Data lines:
------------------------------------------------

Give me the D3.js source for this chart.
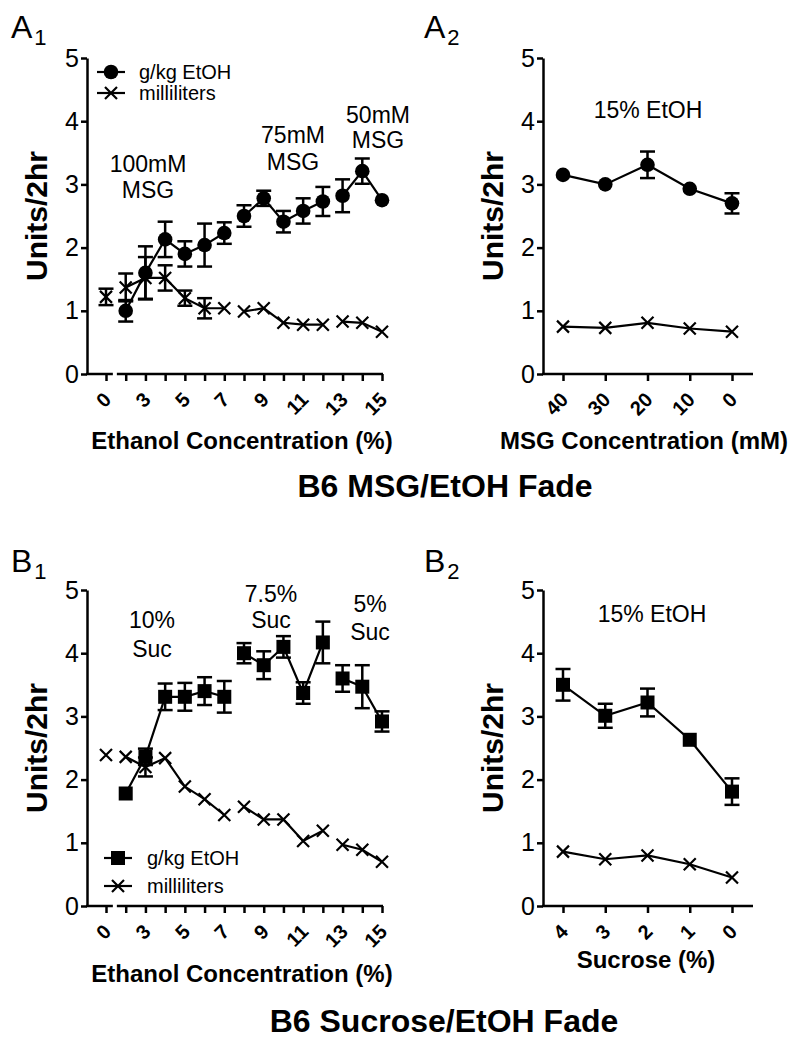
<!DOCTYPE html>
<html>
<head>
<meta charset="utf-8">
<script src="https://cdn.jsdelivr.net/npm/d3@7"></script>
<style>
  html, body { margin: 0; padding: 0; background: #fff; }
  svg { display: block; }
</style>
</head>
<body>
<svg id="chart" width="799" height="1050"></svg>
<script>
// ---------- DATA ----------
// Panel A1: MSG/EtOH fade, ethanol concentration (%)
const a1Cats = ["0","2","3","4","5","6","7","8","9","10","11","12","13","14","15"];
const a1TickLabels = ["0","3","5","7","9","11","13","15"];
const a1Phase = [0,1,1,1,1,1,1,2,2,2,2,2,3,3,3];
const a1Gkg    = [null,1.00,1.60,2.13,1.90,2.04,2.23,2.50,2.78,2.41,2.58,2.73,2.82,3.21,2.75];
const a1GkgErr = [null,0.17,0.42,0.28,0.20,0.34,0.17,0.17,0.12,0.17,0.20,0.23,0.26,0.20,0];
const a1Ml     = [1.22,1.37,1.52,1.52,1.20,1.04,1.04,0.99,1.04,0.81,0.78,0.78,0.83,0.81,0.67];
const a1MlErr  = [0.13,0.22,0.33,0.20,0.12,0.16,0,0,0,0,0,0,0,0,0];
const a1Notes  = [["100mM","MSG"],["75mM","MSG"],["50mM","MSG"]];

// Panel A2: 15% EtOH, MSG concentration (mM)
const a2Cats   = ["40","30","20","10","0"];
const a2Gkg    = [3.15,3.00,3.31,2.93,2.70];
const a2GkgErr = [0,0,0.21,0,0.16];
const a2Ml     = [0.75,0.73,0.81,0.72,0.67];
const a2MlErr  = [0,0,0,0,0];

// Panel B1: Sucrose/EtOH fade, ethanol concentration (%)
const b1Cats = a1Cats;
const b1TickLabels = a1TickLabels;
const b1Phase = [0,1,1,1,1,1,1,2,2,2,2,2,3,3,3];
const b1Gkg    = [null,1.78,2.36,3.31,3.31,3.40,3.31,4.00,3.81,4.10,3.37,4.17,3.60,3.47,2.92];
const b1GkgErr = [null,0,0.13,0.21,0.22,0.22,0.25,0.16,0.22,0.17,0.17,0.33,0.21,0.34,0.16];
const b1Ml     = [2.39,2.36,2.20,2.34,1.89,1.69,1.44,1.57,1.37,1.37,1.03,1.19,0.97,0.89,0.70];
const b1MlErr  = [0,0,0.15,0,0,0,0,0,0,0,0,0,0,0,0];
const b1Notes  = [["10%","Suc"],["7.5%","Suc"],["5%","Suc"]];

// Panel B2: 15% EtOH, sucrose (%)
const b2Cats   = ["4","3","2","1","0"];
const b2Gkg    = [3.50,3.01,3.22,2.63,1.81];
const b2GkgErr = [0.25,0.19,0.22,0,0.21];
const b2Ml     = [0.86,0.74,0.80,0.66,0.45];
const b2MlErr  = [0,0,0,0,0];

const yTicks = [0,1,2,3,4,5];
const seriesNames = ["g/kg EtOH","milliliters"];

// ---------- DRAWING ----------
const FONT = "'Liberation Sans', Arial, Helvetica, sans-serif";
const svg = d3.select("#chart");
svg.append("rect").attr("width",799).attr("height",1050).attr("fill","#fff");

function drawPanel(o) {
  const g = svg.append("g");
  const y = d3.scaleLinear().domain([0,5]).range([o.bottom, o.top]);
  const x = d3.scalePoint().domain(o.cats).range(o.xRange);

  // y axis
  const ya = g.append("g").attr("transform",`translate(${o.left},0)`)
    .call(d3.axisLeft(y).tickValues(yTicks).tickSize(6).tickSizeOuter(0).tickPadding(2).tickFormat(d3.format("d")));
  ya.select(".domain").attr("stroke-width",2.5);
  ya.selectAll(".tick line").attr("stroke-width",2.5);
  ya.selectAll(".tick text").attr("font-family",FONT).attr("font-size",25).attr("fill","#000");

  // x axis
  const xa = g.append("g").attr("transform",`translate(0,${o.bottom})`)
    .call(d3.axisBottom(x).tickSize(7).tickSizeOuter(0)
      .tickFormat(d => o.labels.includes(d) ? d : ""));
  xa.select(".domain").remove();
  xa.selectAll(".tick line").attr("stroke-width",2.5);
  xa.selectAll(".tick text")
    .attr("font-family",FONT).attr("font-size",20).attr("font-weight","bold").attr("fill","#000")
    .attr("x",0).attr("y",0).attr("dy","0.35em")
    .attr("text-anchor","end")
    .attr("transform","translate(1,22) rotate(-45)");
  // x axis line (broken after first category if needed)
  if (o.broken) {
    const mid = (x(o.cats[0]) + x(o.cats[1])) / 2;
    g.append("line").attr("x1",o.left-1).attr("x2",mid-3).attr("y1",o.bottom).attr("y2",o.bottom)
      .attr("stroke","#000").attr("stroke-width",2.5);
    g.append("line").attr("x1",mid+1).attr("x2",o.right).attr("y1",o.bottom).attr("y2",o.bottom)
      .attr("stroke","#000").attr("stroke-width",2.5);
  } else {
    g.append("line").attr("x1",o.left-1).attr("x2",o.right).attr("y1",o.bottom).attr("y2",o.bottom)
      .attr("stroke","#000").attr("stroke-width",2.5);
  }

  // titles
  g.append("text").attr("font-family",FONT).attr("font-size",30).attr("font-weight","bold")
    .attr("text-anchor","middle")
    .attr("transform",`translate(${o.left-40},${(o.top+o.bottom)/2}) rotate(-90)`)
    .text("Units/2hr");
  g.append("text").attr("font-family",FONT).attr("font-size",24).attr("font-weight","bold")
    .attr("text-anchor","middle").attr("x",o.xTitleX).attr("y",o.xTitleY).text(o.xTitle);

  // panel label
  const pl = g.append("text").attr("font-family",FONT).attr("x",o.labelX).attr("y",o.labelY);
  pl.append("tspan").attr("font-size",32).text(o.label[0]);
  pl.append("tspan").attr("font-size",22).attr("dx",2).attr("dy",7).text(o.label[1]);

  // series
  const line = d3.line().x(d => x(d.c)).y(d => y(d.v));
  const series = [
    {vals:o.gkg, err:o.gkgErr, marker:o.marker},
    {vals:o.ml, err:o.mlErr, marker:"x"}
  ];
  series.forEach(s => {
    const pts = o.cats.map((c,i) => ({c, v:s.vals[i], e:s.err[i], p:o.phase ? o.phase[i] : 0}))
      .filter(d => d.v !== null);
    const phases = Array.from(new Set(pts.map(d => d.p)));
    phases.forEach(p => {
      const seg = pts.filter(d => d.p === p);
      if (seg.length > 1)
        g.append("path").attr("d",line(seg)).attr("fill","none").attr("stroke","#000").attr("stroke-width",2.2);
    });
    // error bars
    pts.filter(d => d.e > 0).forEach(d => {
      const cx = x(d.c), y1 = y(d.v - d.e), y2 = y(d.v + d.e);
      g.append("line").attr("x1",cx).attr("x2",cx).attr("y1",y1).attr("y2",y2).attr("stroke","#000").attr("stroke-width",2.5);
      [y1,y2].forEach(yy => g.append("line").attr("x1",cx-7.5).attr("x2",cx+7.5).attr("y1",yy).attr("y2",yy)
        .attr("stroke","#000").attr("stroke-width",2.5));
    });
    pts.forEach(d => drawMarker(g, s.marker, x(d.c), y(d.v)));
  });

  // annotations
  o.notes.forEach(n => {
    const t = g.append("text").attr("font-family",FONT).attr("font-size",23).attr("text-anchor","middle");
    n.lines.forEach((ln,i) => t.append("tspan").attr("x",n.x).attr("y",n.y[i]).text(ln));
  });

  // legend
  if (o.legend) {
    const L = o.legend;
    [o.marker,"x"].forEach((m,i) => {
      const yy = L.y[i];
      g.append("line").attr("x1",L.x-14).attr("x2",L.x+14).attr("y1",yy).attr("y2",yy)
        .attr("stroke","#000").attr("stroke-width",2.2);
      drawMarker(g, m, L.x, yy);
      g.append("text").attr("font-family",FONT).attr("font-size",20).attr("x",L.tx).attr("y",yy)
        .attr("dy","0.35em").text(seriesNames[i]);
    });
  }
}

function drawMarker(g, m, cx, cy) {
  if (m === "circle") {
    g.append("circle").attr("cx",cx).attr("cy",cy).attr("r",7.3).attr("fill","#000");
  } else if (m === "square") {
    g.append("rect").attr("x",cx-7).attr("y",cy-7).attr("width",14).attr("height",14).attr("fill","#000");
  } else {
    const s = 6;
    g.append("path").attr("d",`M${cx-s},${cy-s}L${cx+s},${cy+s}M${cx-s},${cy+s}L${cx+s},${cy-s}`)
      .attr("stroke","#000").attr("stroke-width",2.2).attr("fill","none");
  }
}

drawPanel({
  left:87, right:383, top:58, bottom:374, xRange:[106,382], broken:true,
  cats:a1Cats, labels:a1TickLabels, phase:a1Phase,
  gkg:a1Gkg, gkgErr:a1GkgErr, ml:a1Ml, mlErr:a1MlErr, marker:"circle",
  xTitle:"Ethanol Concentration (%)", xTitleX:242, xTitleY:449,
  label:["A","1"], labelX:11, labelY:38,
  notes:[
    {lines:a1Notes[0], x:148, y:[172,198]},
    {lines:a1Notes[1], x:293, y:[143,170]},
    {lines:a1Notes[2], x:378, y:[123,148]}
  ],
  legend:{x:111, y:[72,93], tx:139}
});
drawPanel({
  left:543, right:753, top:58, bottom:374, xRange:[563,732], broken:false,
  cats:a2Cats, labels:a2Cats, phase:null,
  gkg:a2Gkg, gkgErr:a2GkgErr, ml:a2Ml, mlErr:a2MlErr, marker:"circle",
  xTitle:"MSG Concentration (mM)", xTitleX:644, xTitleY:449,
  label:["A","2"], labelX:424, labelY:38,
  notes:[{lines:["15% EtOH"], x:648, y:[118]}],
  legend:null
});
drawPanel({
  left:87, right:383, top:590, bottom:906, xRange:[106,382], broken:true,
  cats:b1Cats, labels:b1TickLabels, phase:b1Phase,
  gkg:b1Gkg, gkgErr:b1GkgErr, ml:b1Ml, mlErr:b1MlErr, marker:"square",
  xTitle:"Ethanol Concentration (%)", xTitleX:242, xTitleY:982,
  label:["B","1"], labelX:11, labelY:572,
  notes:[
    {lines:b1Notes[0], x:152, y:[628,657]},
    {lines:b1Notes[1], x:271, y:[602,628]},
    {lines:b1Notes[2], x:370, y:[612,640]}
  ],
  legend:{x:118, y:[858,886], tx:147}
});
drawPanel({
  left:543, right:753, top:590, bottom:906, xRange:[563,732], broken:false,
  cats:b2Cats, labels:b2Cats, phase:null,
  gkg:b2Gkg, gkgErr:b2GkgErr, ml:b2Ml, mlErr:b2MlErr, marker:"square",
  xTitle:"Sucrose (%)", xTitleX:646, xTitleY:968,
  label:["B","2"], labelX:424, labelY:572,
  notes:[{lines:["15% EtOH"], x:652, y:[622]}],
  legend:null
});

// figure titles
svg.append("text").attr("font-family",FONT).attr("font-size",32).attr("font-weight","bold")
  .attr("text-anchor","middle").attr("x",445).attr("y",497).text("B6 MSG/EtOH Fade");
svg.append("text").attr("font-family",FONT).attr("font-size",32).attr("font-weight","bold")
  .attr("text-anchor","middle").attr("x",444).attr("y",1032).text("B6 Sucrose/EtOH Fade");
</script>
</body>
</html>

------------------------------------------------

Exercise: Using the listing above, show every line that includes the string "chart".

Result:
Give me the D3.js source for this chart.
<svg id="chart" width="799" height="1050"></svg>
const svg = d3.select("#chart");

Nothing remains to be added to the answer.